Wednesday, August 24, 2022

Get Low

Written at the time of the film's release...

"The Hell With It. The Hell With Me."
or
"An Old Nutter Attracts More..."

Twain coulda wrote this one: a hermit of 40 years makes his way into town to arrange his own funeral party (which he'd like to attend before it's required, thank you).

That Get Low, which tells the tale, is based on a true story only makes it that much more enjoyable, even if the film itself turns dark, just as Twain woulda spun it. It is, when all is said and done, about a funeral.

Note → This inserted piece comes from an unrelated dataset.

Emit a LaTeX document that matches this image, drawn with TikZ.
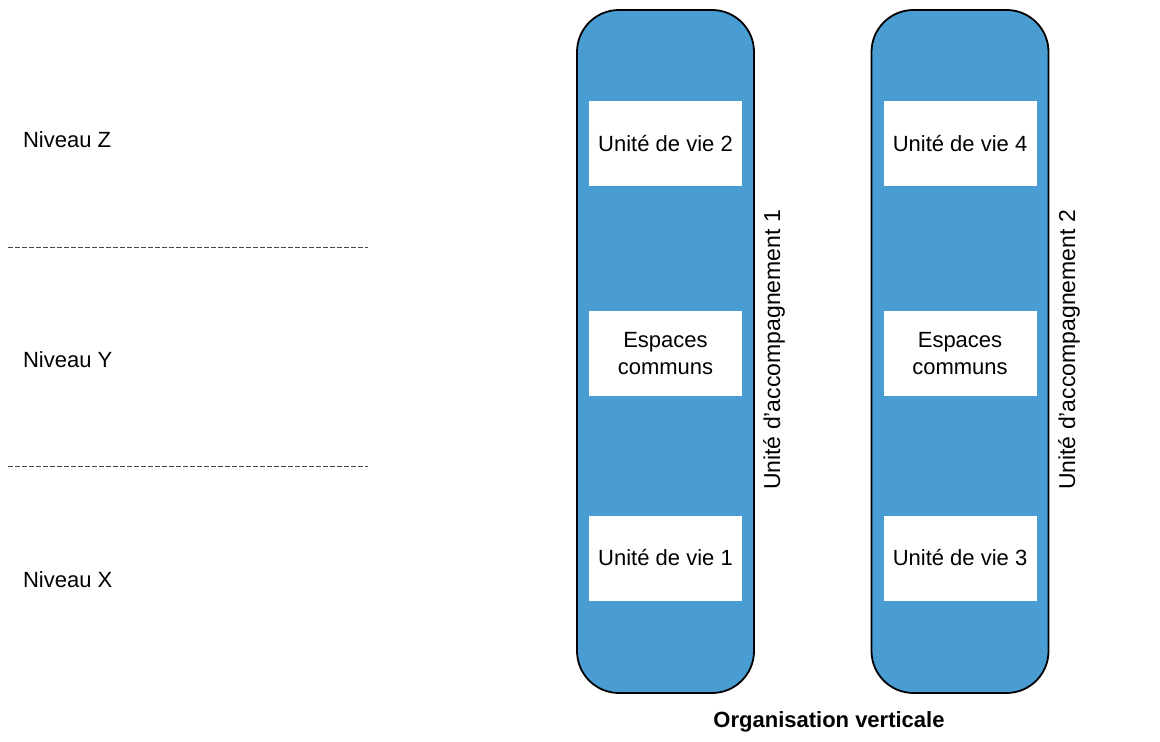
\documentclass[tikz,border=0pt]{standalone}
\usepackage{fontspec}
\setmainfont{Liberation Sans}
\usetikzlibrary{positioning}
\definecolor{towerBlue}{RGB}{74,157,211}
\definecolor{dashGray}{RGB}{70,70,70}

\begin{document}
\begin{tikzpicture}[x = 0.5pt, y = -0.5pt]
	\tikzstyle{towerStyle} = [draw = black, line width = 0.9pt, fill = towerBlue, rounded corners = 21pt, minimum width = 88.5pt, minimum height = 341.5pt, inner sep = 0pt]
	\tikzstyle{roomStyle} = [fill = white, minimum width = 76.5pt, minimum height = 42.5pt, inner sep = 1pt, align = center, font = \fontsize{11}{13.5}\selectfont]
	\tikzstyle{sideStyle} = [rotate = 90, font = \fontsize{11.5}{13}\selectfont]
	\tikzstyle{levelStyle} = [anchor = west, font = \fontsize{11}{13}\selectfont]
	\tikzstyle{levelLine} = [draw = dashGray, line width = 0.5pt, dash pattern = on 2.5pt off 1pt]
	\useasboundingbox (0, 0) rectangle (1160, 742);
	% towers
	\node[towerStyle] (t1) at (665.5, 351.5) {};
	\node[towerStyle] (t2) at (960, 351.5) {};
	% rooms
	\node[roomStyle] (u2) at (665.5, 143.5) {Unité de vie 2};
	\node[roomStyle] (e1) at (665.5, 353.5) {Espaces\\communs};
	\node[roomStyle] (u1) at (665.5, 558) {Unité de vie 1};
	\node[roomStyle] (u4) at (960, 143.5) {Unité de vie 4};
	\node[roomStyle] (e2) at (960, 353.5) {Espaces\\communs};
	\node[roomStyle] (u3) at (960, 558) {Unité de vie 3};
	% side labels
	\node[sideStyle] (a1) at (774, 350) {Unité d'accompagnement 1};
	\node[sideStyle] (a2) at (1069, 350) {Unité d'accompagnement 2};
	% levels
	\node[levelStyle] (nz) at (16, 140) {Niveau Z};
	\node[levelStyle] (ny) at (16, 360) {Niveau Y};
	\node[levelStyle] (nx) at (16, 580) {Niveau X};
	\coordinate (s1) at (8, 248);
	\coordinate (e1l) at (368, 248);
	\coordinate (s2) at (8, 466);
	\coordinate (e2l) at (368, 466);
	\draw[levelLine] (s1) -- (e1l);
	\draw[levelLine] (s2) -- (e2l);
	% title
	\node[font = \fontsize{11}{13}\selectfont\bfseries] (title) at (829, 722) {Organisation verticale};
\end{tikzpicture}
\end{document}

Frank Bush (Robert Duvall), who has lived apart from the Tennesee community, has developed a reputation as a "Boogie-Man"—for Duvall, this role is the push-back book-end to his "Boo" Radley from To Kill a Mockingbird—and gets it in his mind to arrange a "living funeral," where anyone who has a story to tell about him can and might.  For local funeral home director Frank Quinn (Bill Murray), Bush's odd request is an opportunity to make a big score and arrange an ultimate funeralwhatever it takes, he'll do, even if the arrangements start to get a little bit out of his control. For Murray's Quinn, it's a movie-length warning of "It's your funeral..."
The poster above makes one think that it's a two hander, just Duvall and Murray, but this is an ensemble picture—a very meticulously cast one—with a lot of people, including Lucas Black, Sissy Spacek, Bill Cobbs and Gerald McRaney doing some of their most effective work in years. Spacek, in particular, is a marvel.  This isn't one of her "splashy" roles, and she's been purposely de-glammed to take the blossom off her ripe strawberry features, but she still manages to make every define her character by the simplest of gestures, or by the "social smile" under pained eyes. Bill Cobbs plays a prickly minister acquaintance of Bush's, and makes the maximum potential out of a small role—like Duvall used to in his early career—with innate comic timing and a sense of doomed inevitability. His laugh brings a smile to the face.  Murray does his best work in years. His Quinn is at heart an opportunist, but makes it look presentable (like any good funeral director!) with the look of feigned dignity and a melancholy elan.
But it's
Duvall's picture—he's in most scenes—and one is tempted to call it Oscar-bait for the veteran character actor, as he hasn't had a role this big in years—the arc of the character turning from eccentric to tragic figure without betraying the characteristics on either end of the curve, displaying his capacity to create a living character, able to accomodate the trials and tones of the movie. Speaking in a voice like brittle rice paper, that flakes off bits of sentences at the end, his Bush is a courtly soul in need of definition. The old hermit, after spending 40 years in a self-imposed exile from the opinions of others, initially seeks their judgement, first as audience, and then as performer, seeking some ablution or absolution—a trial-run, if you will, in the court of public opinion, before being forced to succumb to the Final Judgement. It is confession and catharsis, timed with the death of one man, and the return of his widow to her home-town. Duvall's funeral speech is humble, contrite and confused, and the actor provides an amazing sonic counter-point to his recounting of the history that has dominated and colored his existence. His performance haunts, in the display of a haunted man.
Director
Andrew Schneider, a previous Oscar winner for his short film work, manages to maintain a visual interest throughout the movie, observing events but never calling attention to itself observing. Characters are sometimes over-whelmed in the surroundings, and the scale of the film is sparingly in line with a small-town closeness. That the tone gradually shifts from quaint eccentricity to Southern Gothic is probably inevitable for a film that climaxes with a funeral, especially one that starts with humble beginnings and turns grandiose and complicated (in a movie turn towards melodrama that had nothing to do with the actual historical events of the real Felix Breazeale). But, without the added mystery, and "the story to tell," the film would have had no depth, and would have felt as shallow as a grave in a pet cemetery. The embellishments give the story added weight, and make the turns of events mean something, as opposed to just being an old man's fancy.
Well worth seeing.
The real Felix "Bush" Breazeale, attending his funeral in 1938.